━━━ SOURCE EXCERPT

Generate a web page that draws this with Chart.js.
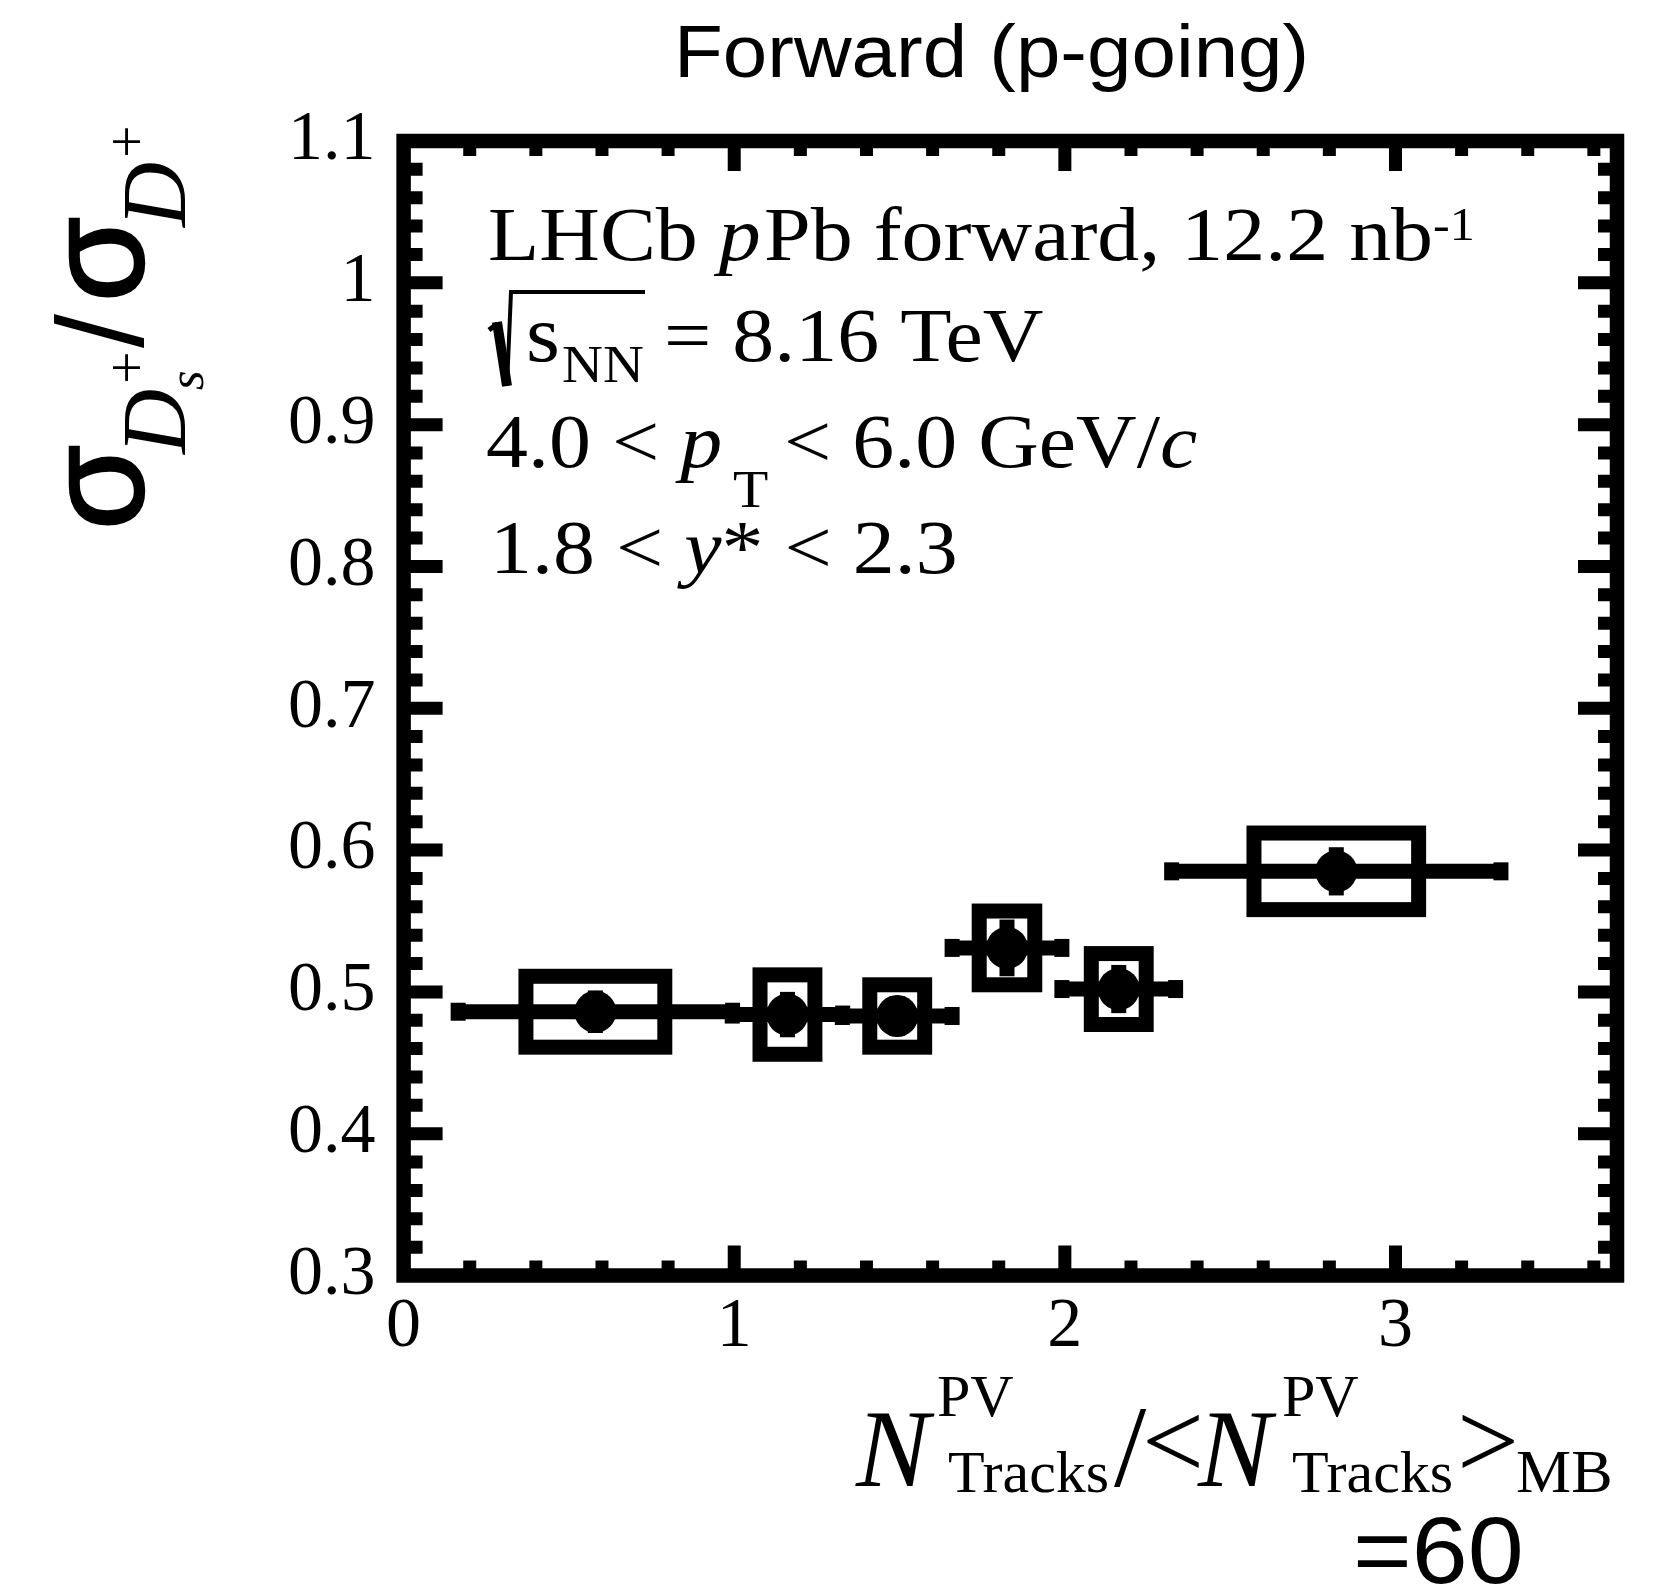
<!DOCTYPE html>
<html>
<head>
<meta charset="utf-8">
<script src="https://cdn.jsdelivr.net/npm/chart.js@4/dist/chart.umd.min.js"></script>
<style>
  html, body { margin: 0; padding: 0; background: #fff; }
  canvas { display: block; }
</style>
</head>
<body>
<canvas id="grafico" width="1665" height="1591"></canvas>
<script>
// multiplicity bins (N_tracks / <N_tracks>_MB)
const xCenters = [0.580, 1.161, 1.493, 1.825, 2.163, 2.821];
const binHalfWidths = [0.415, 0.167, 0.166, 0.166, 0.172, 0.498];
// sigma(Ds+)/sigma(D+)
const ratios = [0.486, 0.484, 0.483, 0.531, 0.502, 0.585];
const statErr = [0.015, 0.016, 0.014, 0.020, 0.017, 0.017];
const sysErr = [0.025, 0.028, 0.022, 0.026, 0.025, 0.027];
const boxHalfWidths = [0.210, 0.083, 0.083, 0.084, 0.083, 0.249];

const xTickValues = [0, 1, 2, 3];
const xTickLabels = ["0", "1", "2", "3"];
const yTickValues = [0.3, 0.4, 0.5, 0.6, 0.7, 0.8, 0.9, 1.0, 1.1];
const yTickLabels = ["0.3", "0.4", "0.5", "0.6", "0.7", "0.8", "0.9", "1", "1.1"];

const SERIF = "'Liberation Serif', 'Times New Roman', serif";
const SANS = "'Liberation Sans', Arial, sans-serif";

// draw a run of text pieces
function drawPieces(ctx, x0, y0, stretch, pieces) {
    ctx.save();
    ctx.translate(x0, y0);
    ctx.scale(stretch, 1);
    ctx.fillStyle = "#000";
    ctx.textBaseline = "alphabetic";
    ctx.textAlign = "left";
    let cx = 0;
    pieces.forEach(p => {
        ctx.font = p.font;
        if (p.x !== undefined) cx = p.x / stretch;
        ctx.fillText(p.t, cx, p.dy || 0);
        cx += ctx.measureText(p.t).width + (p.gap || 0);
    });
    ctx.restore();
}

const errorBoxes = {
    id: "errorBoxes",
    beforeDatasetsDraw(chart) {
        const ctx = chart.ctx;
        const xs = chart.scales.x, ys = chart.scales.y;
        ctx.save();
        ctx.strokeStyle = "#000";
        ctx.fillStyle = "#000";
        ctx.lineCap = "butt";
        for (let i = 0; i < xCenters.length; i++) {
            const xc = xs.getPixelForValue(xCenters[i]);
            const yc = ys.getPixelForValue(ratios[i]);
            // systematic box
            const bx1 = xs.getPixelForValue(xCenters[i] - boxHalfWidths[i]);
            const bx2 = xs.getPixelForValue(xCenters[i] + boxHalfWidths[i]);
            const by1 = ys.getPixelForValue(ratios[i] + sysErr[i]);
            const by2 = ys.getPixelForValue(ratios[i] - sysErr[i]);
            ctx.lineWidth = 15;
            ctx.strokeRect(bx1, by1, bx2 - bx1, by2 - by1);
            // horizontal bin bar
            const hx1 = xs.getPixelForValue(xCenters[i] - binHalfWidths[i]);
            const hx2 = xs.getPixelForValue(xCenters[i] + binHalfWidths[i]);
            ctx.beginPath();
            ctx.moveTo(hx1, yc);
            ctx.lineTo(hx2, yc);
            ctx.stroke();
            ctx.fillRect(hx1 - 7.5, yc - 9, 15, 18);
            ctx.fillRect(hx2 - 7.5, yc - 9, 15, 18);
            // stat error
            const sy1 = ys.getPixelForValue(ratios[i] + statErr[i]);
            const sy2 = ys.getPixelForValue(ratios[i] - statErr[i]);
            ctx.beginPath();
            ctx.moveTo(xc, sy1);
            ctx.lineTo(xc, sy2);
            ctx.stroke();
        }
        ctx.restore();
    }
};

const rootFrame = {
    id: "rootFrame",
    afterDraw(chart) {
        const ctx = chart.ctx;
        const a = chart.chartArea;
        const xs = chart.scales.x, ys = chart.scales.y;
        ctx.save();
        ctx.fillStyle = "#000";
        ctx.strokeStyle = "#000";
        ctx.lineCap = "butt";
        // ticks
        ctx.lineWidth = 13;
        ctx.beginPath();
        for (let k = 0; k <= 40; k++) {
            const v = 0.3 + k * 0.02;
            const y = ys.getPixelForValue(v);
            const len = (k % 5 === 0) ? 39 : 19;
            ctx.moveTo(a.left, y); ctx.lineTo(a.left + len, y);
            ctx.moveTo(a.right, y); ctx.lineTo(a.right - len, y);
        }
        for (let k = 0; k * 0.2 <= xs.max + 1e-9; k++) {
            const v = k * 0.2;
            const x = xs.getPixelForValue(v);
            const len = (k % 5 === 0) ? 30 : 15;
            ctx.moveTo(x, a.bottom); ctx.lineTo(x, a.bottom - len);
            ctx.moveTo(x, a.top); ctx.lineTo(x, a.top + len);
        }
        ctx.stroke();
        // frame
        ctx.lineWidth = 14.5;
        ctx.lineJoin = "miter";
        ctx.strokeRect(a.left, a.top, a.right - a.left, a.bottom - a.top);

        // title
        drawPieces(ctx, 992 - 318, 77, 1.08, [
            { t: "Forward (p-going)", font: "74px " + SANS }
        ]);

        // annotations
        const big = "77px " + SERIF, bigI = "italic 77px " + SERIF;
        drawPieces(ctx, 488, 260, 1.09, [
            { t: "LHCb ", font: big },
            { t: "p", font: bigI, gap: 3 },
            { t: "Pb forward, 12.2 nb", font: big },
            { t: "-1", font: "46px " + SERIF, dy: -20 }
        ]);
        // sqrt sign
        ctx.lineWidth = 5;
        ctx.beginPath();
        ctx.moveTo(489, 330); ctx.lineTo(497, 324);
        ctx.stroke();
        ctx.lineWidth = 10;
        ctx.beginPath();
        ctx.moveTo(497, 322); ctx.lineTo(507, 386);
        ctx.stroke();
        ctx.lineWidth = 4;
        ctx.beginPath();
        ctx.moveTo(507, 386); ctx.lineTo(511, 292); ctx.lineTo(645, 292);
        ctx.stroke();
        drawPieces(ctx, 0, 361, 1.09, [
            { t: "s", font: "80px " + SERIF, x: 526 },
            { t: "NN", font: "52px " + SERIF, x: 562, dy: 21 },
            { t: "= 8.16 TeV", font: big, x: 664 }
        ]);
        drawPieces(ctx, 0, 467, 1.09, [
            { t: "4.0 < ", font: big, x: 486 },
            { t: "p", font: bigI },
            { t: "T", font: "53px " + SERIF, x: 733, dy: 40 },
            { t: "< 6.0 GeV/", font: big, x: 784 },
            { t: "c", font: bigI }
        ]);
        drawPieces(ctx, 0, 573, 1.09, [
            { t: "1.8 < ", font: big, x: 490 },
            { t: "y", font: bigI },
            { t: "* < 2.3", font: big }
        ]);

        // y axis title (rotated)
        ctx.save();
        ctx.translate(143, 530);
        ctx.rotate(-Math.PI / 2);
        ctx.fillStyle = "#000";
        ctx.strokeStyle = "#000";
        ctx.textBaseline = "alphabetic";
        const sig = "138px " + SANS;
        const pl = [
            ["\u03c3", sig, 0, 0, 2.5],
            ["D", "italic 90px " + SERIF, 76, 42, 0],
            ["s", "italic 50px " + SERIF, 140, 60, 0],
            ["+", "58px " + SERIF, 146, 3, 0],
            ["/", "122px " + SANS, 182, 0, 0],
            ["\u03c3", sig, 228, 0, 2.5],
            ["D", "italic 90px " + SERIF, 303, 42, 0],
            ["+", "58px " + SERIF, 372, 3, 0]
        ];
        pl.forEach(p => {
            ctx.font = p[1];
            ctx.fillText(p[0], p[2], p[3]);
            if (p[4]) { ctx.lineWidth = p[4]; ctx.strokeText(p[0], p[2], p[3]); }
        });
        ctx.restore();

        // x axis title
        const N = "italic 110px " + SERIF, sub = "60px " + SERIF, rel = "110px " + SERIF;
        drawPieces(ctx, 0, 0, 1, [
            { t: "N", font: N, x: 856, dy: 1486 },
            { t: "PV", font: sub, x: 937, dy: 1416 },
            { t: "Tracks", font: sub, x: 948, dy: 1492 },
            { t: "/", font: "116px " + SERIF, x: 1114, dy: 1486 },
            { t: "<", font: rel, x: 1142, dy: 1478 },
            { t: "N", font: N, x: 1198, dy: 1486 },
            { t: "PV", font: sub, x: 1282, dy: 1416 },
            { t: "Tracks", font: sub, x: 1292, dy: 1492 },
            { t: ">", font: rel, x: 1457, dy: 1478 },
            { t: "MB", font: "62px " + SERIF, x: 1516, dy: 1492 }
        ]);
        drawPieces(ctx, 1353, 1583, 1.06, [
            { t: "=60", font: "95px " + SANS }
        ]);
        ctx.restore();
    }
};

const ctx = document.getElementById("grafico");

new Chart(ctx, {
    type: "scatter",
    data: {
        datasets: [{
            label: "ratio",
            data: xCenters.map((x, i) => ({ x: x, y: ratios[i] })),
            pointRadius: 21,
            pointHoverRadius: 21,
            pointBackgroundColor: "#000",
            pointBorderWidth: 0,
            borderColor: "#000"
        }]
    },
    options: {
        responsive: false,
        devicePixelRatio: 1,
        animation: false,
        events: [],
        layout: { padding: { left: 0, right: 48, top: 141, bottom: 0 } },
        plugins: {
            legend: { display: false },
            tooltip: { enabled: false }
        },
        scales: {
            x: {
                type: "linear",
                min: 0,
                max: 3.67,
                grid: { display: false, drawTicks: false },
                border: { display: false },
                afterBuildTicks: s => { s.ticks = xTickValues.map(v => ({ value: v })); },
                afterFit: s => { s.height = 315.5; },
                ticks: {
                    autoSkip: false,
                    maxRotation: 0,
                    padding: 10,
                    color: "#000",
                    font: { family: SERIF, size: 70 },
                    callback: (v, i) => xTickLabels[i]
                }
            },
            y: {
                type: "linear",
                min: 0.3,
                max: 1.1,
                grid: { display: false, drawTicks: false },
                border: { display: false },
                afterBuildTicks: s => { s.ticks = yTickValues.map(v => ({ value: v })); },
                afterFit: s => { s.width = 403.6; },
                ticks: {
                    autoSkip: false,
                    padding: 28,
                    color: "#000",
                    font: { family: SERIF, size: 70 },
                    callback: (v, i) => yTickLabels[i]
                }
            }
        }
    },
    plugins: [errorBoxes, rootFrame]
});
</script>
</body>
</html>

━━━━━━

Your task is to return the lines above, from the first one up to and including the line containing "0.084, 0.083, 0.249];", minus any pictures.

TASK SOLUTION:
Generate a web page that draws this with Chart.js.
<!DOCTYPE html>
<html>
<head>
<meta charset="utf-8">
<script src="https://cdn.jsdelivr.net/npm/chart.js@4/dist/chart.umd.min.js"></script>
<style>
  html, body { margin: 0; padding: 0; background: #fff; }
  canvas { display: block; }
</style>
</head>
<body>
<canvas id="grafico" width="1665" height="1591"></canvas>
<script>
// multiplicity bins (N_tracks / <N_tracks>_MB)
const xCenters = [0.580, 1.161, 1.493, 1.825, 2.163, 2.821];
const binHalfWidths = [0.415, 0.167, 0.166, 0.166, 0.172, 0.498];
// sigma(Ds+)/sigma(D+)
const ratios = [0.486, 0.484, 0.483, 0.531, 0.502, 0.585];
const statErr = [0.015, 0.016, 0.014, 0.020, 0.017, 0.017];
const sysErr = [0.025, 0.028, 0.022, 0.026, 0.025, 0.027];
const boxHalfWidths = [0.210, 0.083, 0.083, 0.084, 0.083, 0.249];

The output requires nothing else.